The EPA worked with CEC to address liability concerns associated with construction, and CEC successfully developed a 498 kW community array in Aurora, and a 497 kW array in Boulder County.
“These two projects are excellent examples of how the RE-Powering program is helping put contaminated land back into productive use by bringing economic development, making good use of existing infrastructure and helping reduce pressure to develop nearby greenfields,” Rehder writes.
Other Undevelopable Lands
Brownfield sites aren’t the only undesirable lands. From utility substations to storage yards, CEC develops community solar arrays on properties that can't be used for other purposes. In Breckenridge, the Sól Community Solar Array is built on a city-owned public works dump site while the photovoltaic panels in the Ullr Community Solar Array shimmer on top of a gravel pit with cement mixing operations.
“We have a very strong appetite for wastewater treatment sites and landfills because we can get a good lease and obtain property where neighbors aren’t an issue,” says CEC Land Manager Mark Zwieg. “Our goal is always to find pieces of land with trees or other buffer.” An undesirable location for most developers, the Eagle County Wastewater Treatment Plant — the site of CEC’s first community solar array in El Jebel, Colo. — was a perfect fit for the 338-panel solar facility.
Sometimes it’s not the use of a given property, but its location or development restrictions that make a site undesirable.
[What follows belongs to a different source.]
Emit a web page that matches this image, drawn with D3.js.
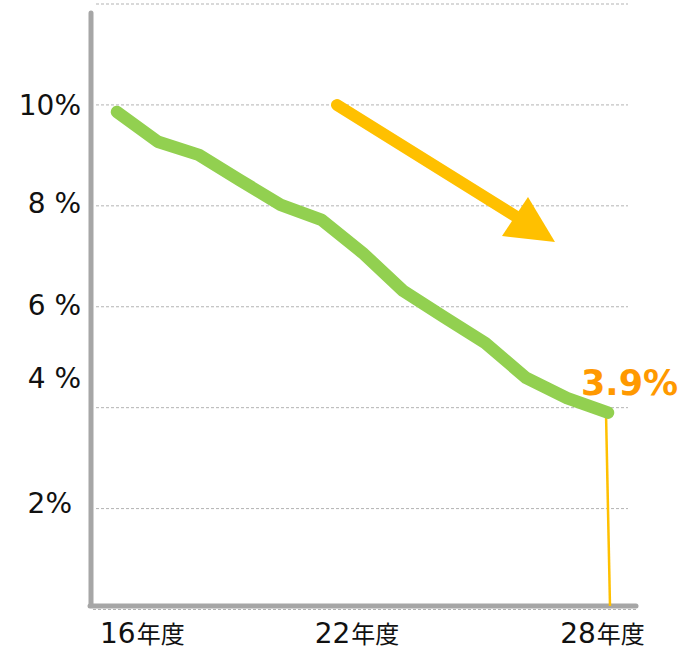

The steeply-sloped parcel of land adjacent to the Garfield County Airport runway sat vacant before CEC and Holy Cross Energy built the 858 kW shared solar array.
CEC also seeks out oddly-shaped land parcels or compromised farmland before ultimately asking private landowners if they’re interested in leasing their property.
“The farmland we do go after, we’re very sensitive to agriculture needs,” Zwieg says. “We listen to the local farming community and try to work with them.” Oftentimes, portions of the field on which a solar array is constructed has issues undetectable to the naked eye — such as the land on which the Putney Community Solar Array is built, which contained drainage issues.
Some customers who own panels in CEC’s community solar gardens, such as Greg Gerloff of Breckenridge, appreciate the company’s desire to leave pristine land undisturbed, and turn existing unusable sites into a field of clean energy.
“I’m very pleased to learn that, in most cases, CEC is looking for property which cannot be used for other residential or commercial building,” Gerloff said.